:: Source code of charts ::

▼

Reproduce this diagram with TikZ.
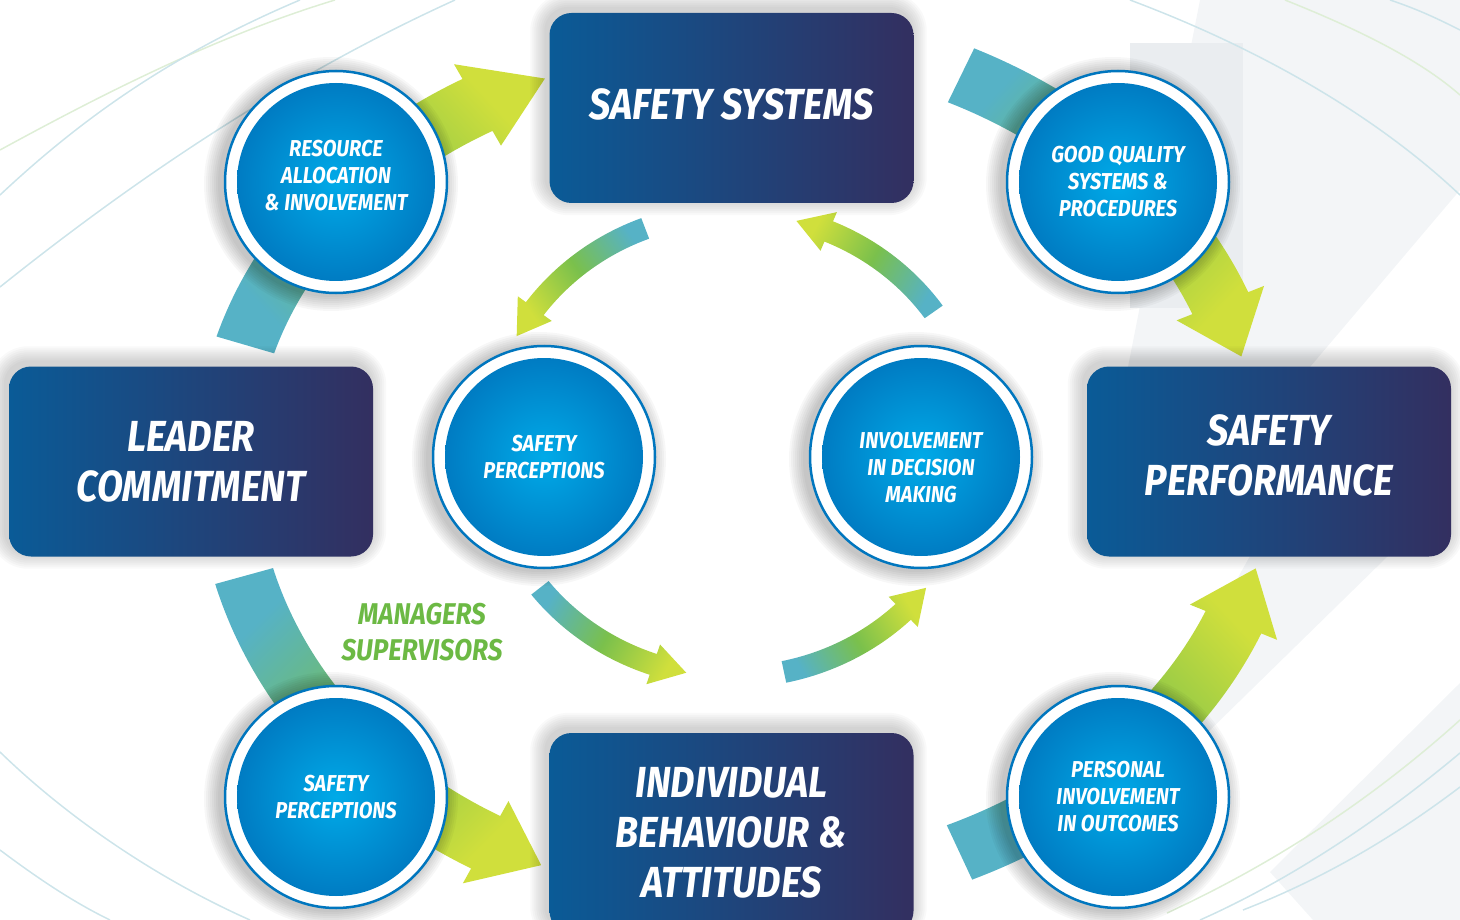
\documentclass[tikz,border=0pt]{standalone}
\usepackage{fontspec}
\newfontfamily\diafont{Fira Sans}[FakeStretch=0.87]
\usetikzlibrary{calc}
\newcommand\boxfont{\diafont\bfseries\itshape\fontsize{43.5}{50}\selectfont}
\newcommand\circfont{\diafont\bfseries\itshape\fontsize{23}{27}\selectfont}
\newcommand\mgrfont{\diafont\bfseries\itshape\fontsize{30}{36}\selectfont}
\definecolor{box_left}{RGB}{10,91,151}
\definecolor{box_right}{RGB}{51,47,96}
\definecolor{circ_edge}{RGB}{0,118,190}
\definecolor{circ_mid}{RGB}{0,170,232}
\definecolor{arr_teal}{RGB}{86,178,198}
\definecolor{arr_green}{RGB}{122,192,76}
\definecolor{arr_yell}{RGB}{208,223,60}
\definecolor{mgr_green}{RGB}{108,185,68}
\definecolor{line_teal}{RGB}{205,228,234}
\definecolor{line_green}{RGB}{222,238,214}
\definecolor{panel_gray}{RGB}{243,245,247}
\definecolor{panel_dark}{RGB}{234,237,240}
\pgfdeclarelayer{bg}
\pgfdeclarelayer{shadow}
\pgfsetlayers{bg,shadow,main}
% fat curved arrow on an ellipse:
% opts, centre, rx, ry, tail, head base, tip, half shaft, half head
\newcommand\fatarrow[9]{%
  \pgfmathsetmacro\rxo{#3+#8}\pgfmathsetmacro\ryo{#4+#8}%
  \pgfmathsetmacro\rxi{#3-#8}\pgfmathsetmacro\ryi{#4-#8}%
  \pgfmathsetmacro\rxh{#3+#9}\pgfmathsetmacro\ryh{#4+#9}%
  \pgfmathsetmacro\rxl{#3-#9}\pgfmathsetmacro\ryl{#4-#9}%
  \shade[#1] ($(#2)+({\rxo*cos(#5)},{\ryo*sin(#5)})$)
    arc[start angle=#5, end angle=#6, x radius=\rxo, y radius=\ryo]
    -- ($(#2)+({\rxh*cos(#6)},{\ryh*sin(#6)})$)
    -- ($(#2)+({#3*cos(#7)},{#4*sin(#7)})$)
    -- ($(#2)+({\rxl*cos(#6)},{\ryl*sin(#6)})$)
    -- ($(#2)+({\rxi*cos(#6)},{\ryi*sin(#6)})$)
    arc[start angle=#6, end angle=#5, x radius=\rxi, y radius=\ryi]
    -- cycle;}

\begin{document}
\begin{tikzpicture}[x=1pt,y=-1pt]
    \tikzstyle{panel}=[rectangle, rounded corners=22pt, minimum width=364pt, minimum height=190pt, left color=box_left, right color=box_right, text=white, align=center, font=\boxfont]
    \tikzstyle{disc}=[circle, minimum size=222pt, inner sep=0pt, draw=circ_edge, line width=2.5pt, fill=white, text=white, align=center, font=\circfont, path picture={\shade[inner color=circ_mid, outer color=circ_edge] (path picture bounding box.center) circle (99pt);}]
    \tikzstyle{mgrtext}=[text=mgr_green, align=center, font=\mgrfont]
    \tikzstyle{bigarrow}=[bottom color=arr_teal, top color=arr_yell, middle color=arr_green]
    \tikzstyle{faintteal}=[draw=line_teal, line width=1.5pt]
    \tikzstyle{faintgreen}=[draw=line_green, line width=1.5pt]

    \useasboundingbox (0,0) rectangle (1460,920);
    \coordinate (outer) at (730,460);
    \coordinate (inner) at (733,445);

    \node[panel, text depth=8pt] (sys) at (731.5,108) {SAFETY SYSTEMS};
    \node[panel] (lead) at (191,461.5) {LEADER\\COMMITMENT};
    \node[panel, text depth=12pt] (perf) at (1269,461.5) {SAFETY\\PERFORMANCE};
    \node[panel, minimum height=200pt] (indiv) at (731.5,833) {INDIVIDUAL\\BEHAVIOUR \&\\ATTITUDES};

    \node[disc, text depth=14pt] (res) at (336,182) {RESOURCE\\ALLOCATION\\\& INVOLVEMENT};
    \node[disc] (qual) at (1118,182) {GOOD QUALITY\\SYSTEMS \&\\PROCEDURES};
    \node[disc] (perc) at (544,457) {SAFETY\\PERCEPTIONS};
    \node[disc, text height=91pt] (dec) at (921,457) {INVOLVEMENT\\IN DECISION\\MAKING};
    \node[disc] (perc2) at (336,797) {SAFETY\\PERCEPTIONS};
    \node[disc] (pers) at (1118,797) {PERSONAL\\INVOLVEMENT\\IN OUTCOMES};

    \node[mgrtext] (mgr) at (422,632) {MANAGERS\\SUPERVISORS};

    \begin{pgfonlayer}{shadow}
    \foreach \n in {res,qual,perc,dec,perc2,pers}
      \foreach \k in {1,...,8}
        \fill[black, opacity=0.03] ([shift={(-5,2)}]\n.center) circle[radius={111+2*\k}];
    \foreach \n in {sys,lead,perf,indiv}
      \foreach \k in {1,...,8}
        \fill[black, opacity=0.025, rounded corners={(22+2*\k)*1pt}]
          ([shift={(-3-2*\k,-4-2*\k)}]\n.north west) rectangle ([shift={(-3+2*\k,-4+2*\k)}]\n.south east);
    \end{pgfonlayer}

    \begin{pgfonlayer}{bg}
    % backdrop
    \fill[panel_gray] (1200,0) -- (1460,0) -- (1460,190) -- (1310,367) -- (1128,367) -- cycle;
    \fill[panel_dark] (1130,43) rectangle (1243,308);
    \fill[panel_gray] (1250,556) -- (1388,556) -- (1205,735) -- (1150,735) -- cycle;
    \fill[panel_gray] (1460,683) -- (1270,872) -- (1313,920) -- (1460,920) -- cycle;
    \path[faintgreen] (0,150) .. controls (110,90) and (220,35) .. (335,0);
    \path[faintteal] (0,195) .. controls (80,120) and (170,55) .. (300,0);
    \path[faintteal] (0,287) .. controls (140,175) and (290,75) .. (455,0);
    \path[faintteal] (1130,0) .. controls (1250,45) and (1370,110) .. (1460,195);
    \path[faintgreen] (1285,0) .. controls (1360,30) and (1420,60) .. (1460,95);
    \path[faintteal] (1390,0) .. controls (1420,10) and (1440,20) .. (1460,30);
    \path[faintteal] (0,752) .. controls (70,820) and (160,880) .. (250,920);
    \path[faintteal] (0,850) .. controls (40,880) and (75,903) .. (110,920);
    \path[faintgreen] (1460,720) .. controls (1360,810) and (1260,870) .. (1167,913);
    \path[faintteal] (1460,753) .. controls (1380,820) and (1290,880) .. (1200,920);
    \path[faintteal] (1460,787) .. controls (1390,840) and (1320,880) .. (1243,910);
    % outer loop
    \fatarrow{bigarrow, shading angle=-47}{outer}{505}{410}{196.3}{240}{248.5}{30}{47}
    \fatarrow{bigarrow, shading angle=-133}{outer}{527}{428}{296}{338.5}{346}{30}{47}
    \fatarrow{bigarrow, shading angle=-47}{outer}{543}{433}{65}{22}{14.5}{30}{47}
    \fatarrow{bigarrow, shading angle=-135}{outer}{504}{437}{164.6}{119}{112}{30}{47}
    % inner loop
    \fatarrow{bigarrow, shading angle=125}{inner}{245}{232}{249}{216}{208}{11}{21}
    \fatarrow{bigarrow, shading angle=61}{inner}{245}{232}{325}{293}{285}{11}{21}
    \fatarrow{bigarrow, shading angle=-119}{inner}{245}{232}{142}{109}{101}{11}{21}
    \fatarrow{bigarrow, shading angle=-60}{inner}{245}{232}{78}{46}{38}{11}{21}
    \end{pgfonlayer}
\end{tikzpicture}
\end{document}
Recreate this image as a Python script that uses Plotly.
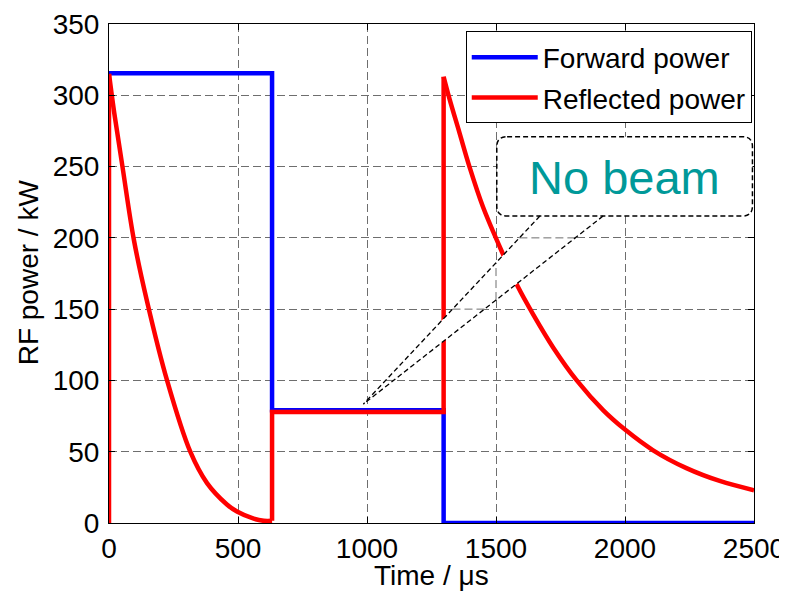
import plotly.graph_objects as go

# ---------------- data ----------------
fwd_time = [0, 632, 632, 1297, 1297, 2500]
fwd_kw = [315.5, 315.5, 79, 79, 0, 0]

refl_rise_time = [0, 0]
refl_rise_kw = [0, 315]

refl_decay1_time = [0, 20, 53, 96, 148, 225, 315, 380, 457, 496, 561, 600, 632]
refl_decay1_kw = [315, 288, 249, 199, 155, 100, 50, 28, 13, 8, 3, 1.5, 1.5]

refl_flat_time = [632, 632, 1297, 1297]
refl_flat_kw = [1.5, 77.8, 77.8, 313]

refl_decay2_time = [1297, 1319, 1358, 1397, 1449, 1526, 1584, 1645, 1722, 1813,
                    1916, 2000, 2109, 2238, 2367, 2500]
refl_decay2_kw = [313, 298, 274, 250, 222, 189, 166, 146, 123, 100,
                  79, 65.5, 51, 38.5, 29.5, 23]

x_ticks = [0, 500, 1000, 1500, 2000, 2500]
y_ticks = [0, 50, 100, 150, 200, 250, 300, 350]

callout_text = "No beam"
callout_box = dict(x0=1503, x1=2494, y0=215.3, y1=271)
callout_tip = (986, 83.4)
callout_base = (1670, 1915)

FONT = "Liberation Sans, Arial, Helvetica, sans-serif"
FS = 28
BLUE = "#0000ff"
RED = "#ff0000"
LW = 4.5

fig = go.Figure()
fig.add_trace(go.Scatter(x=fwd_time, y=fwd_kw, mode="lines", name="Forward power",
                         legendgroup="f", line=dict(color=BLUE, width=LW)))
fig.add_trace(go.Scatter(x=refl_rise_time, y=refl_rise_kw, mode="lines", name="Reflected power",
                         legendgroup="r", line=dict(color=RED, width=LW)))
fig.add_trace(go.Scatter(x=refl_decay1_time, y=refl_decay1_kw, mode="lines", legendgroup="r",
                         showlegend=False, line=dict(color=RED, width=LW, shape="spline", smoothing=1.0)))
fig.add_trace(go.Scatter(x=refl_flat_time, y=refl_flat_kw, mode="lines", legendgroup="r",
                         showlegend=False, line=dict(color=RED, width=LW)))
fig.add_trace(go.Scatter(x=refl_decay2_time, y=refl_decay2_kw, mode="lines", legendgroup="r",
                         showlegend=False, line=dict(color=RED, width=LW, shape="spline", smoothing=1.0)))

# ---------------- callout ----------------
tx, ty = callout_tip
bx1, bx2 = callout_base
by = callout_box["y0"]
shapes = []
# white tail covering the data
shapes.append(dict(type="path", layer="above", xref="x", yref="y",
                   path=f"M {bx1},{by} L {tx},{ty} L {bx2},{by} Z",
                   fillcolor="white", line=dict(width=0)))

# grid segments that remain visible inside the tail
GRIDC = "#6e6e6e"
GRID = dict(color=GRIDC, width=1, dash="8px,4px")
def lerp(a, b, t):
    return a + (b - a) * t
for yv in y_ticks[1:-1]:
    if ty < yv < by:
        t = (yv - ty) / (by - ty)
        shapes.append(dict(type="line", layer="above", xref="x", yref="y",
                           x0=lerp(tx, bx1, t), x1=lerp(tx, bx2, t), y0=yv, y1=yv, line=GRID))
for xv in x_ticks[1:-1]:
    if tx < xv < bx2:
        ya = ty + (xv - tx) / (bx1 - tx) * (by - ty) if xv < bx1 else by
        yb = ty + (xv - tx) / (bx2 - tx) * (by - ty)
        shapes.append(dict(type="line", layer="above", xref="x", yref="y",
                           x0=xv, x1=xv, y0=yb, y1=min(ya, by), line=GRID))

# rounded dashed box
x0, x1, y0, y1 = callout_box["x0"], callout_box["x1"], callout_box["y0"], callout_box["y1"]
rx, ry = 40, 7
box_path = (f"M {x0+rx},{y1} L {x1-rx},{y1} Q {x1},{y1} {x1},{y1-ry} L {x1},{y0+ry} "
            f"Q {x1},{y0} {x1-rx},{y0} L {x0+rx},{y0} Q {x0},{y0} {x0},{y0+ry} "
            f"L {x0},{y1-ry} Q {x0},{y1} {x0+rx},{y1} Z")
shapes.append(dict(type="path", layer="above", xref="x", yref="y", path=box_path,
                   fillcolor="white", line=dict(color="black", width=1.5, dash="5px,3px")))
# tail edges
for bx in (bx1, bx2):
    shapes.append(dict(type="line", layer="above", xref="x", yref="y",
                       x0=bx, y0=by, x1=tx, y1=ty,
                       line=dict(color="black", width=1.3, dash="5px,3px")))

annotations = [
    dict(x=(x0 + x1) / 2, y=(y0 + y1) / 2 - 0.5, xref="x", yref="y",
         text=callout_text, showarrow=False,
         font=dict(family=FONT, size=47, color="#009999")),
    dict(x=0.5, y=-0.1057, xref="paper", yref="paper", xanchor="center", yanchor="middle",
         text="Time / μs", showarrow=False, font=dict(family=FONT, size=FS, color="black")),
    dict(x=-0.1254, y=0.5026, xref="paper", yref="paper", xanchor="center", yanchor="middle",
         text="RF power / kW", textangle=-90, showarrow=False,
         font=dict(family=FONT, size=FS, color="black")),
]

# the page adds an 8px body margin, so the figure is 8px smaller than the window
fig.update_layout(
    width=779, height=585,
    margin=dict(l=100.5, r=32.75, t=16, b=70.4),
    paper_bgcolor="white", plot_bgcolor="white",
    font=dict(family=FONT, size=FS, color="black"),
    shapes=shapes,
    annotations=annotations,
    legend=dict(x=0.9965, y=0.985, xanchor="right", yanchor="top",
                bgcolor="white", bordercolor="black", borderwidth=1,
                font=dict(family=FONT, size=FS), itemwidth=66,
                tracegroupgap=1),
    showlegend=True,
)
fig.update_xaxes(range=[0, 2500], tickvals=x_ticks, ticktext=[str(v) for v in x_ticks],
                 showline=True, linecolor="black", linewidth=1, mirror="ticks",
                 ticks="inside", ticklen=6, tickcolor="black", automargin=False,
                 ticklabeloverflow="allow",
                 showgrid=True, gridcolor=GRIDC, gridwidth=1, griddash="8px,4px",
                 zeroline=False)
fig.update_yaxes(range=[0, 350], tickvals=y_ticks, ticktext=[str(v) for v in y_ticks],
                 showline=True, linecolor="black", linewidth=1, mirror="ticks",
                 ticks="inside", ticklen=6, tickcolor="black", automargin=False,
                 ticklabelstandoff=3, ticklabeloverflow="allow",
                 showgrid=True, gridcolor=GRIDC, gridwidth=1, griddash="8px,4px",
                 zeroline=False)

fig.write_html("out.html")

▲

:: AIM OF THE TASK ::
Everything above from the line with "Recreate this image" through the line with "refl_rise_kw = [0, 315]" should be retyped exactly, and nothing else; omit pictures.

:: COMPLETED TASK ::
Recreate this image as a Python script that uses Plotly.
import plotly.graph_objects as go

# ---------------- data ----------------
fwd_time = [0, 632, 632, 1297, 1297, 2500]
fwd_kw = [315.5, 315.5, 79, 79, 0, 0]

refl_rise_time = [0, 0]
refl_rise_kw = [0, 315]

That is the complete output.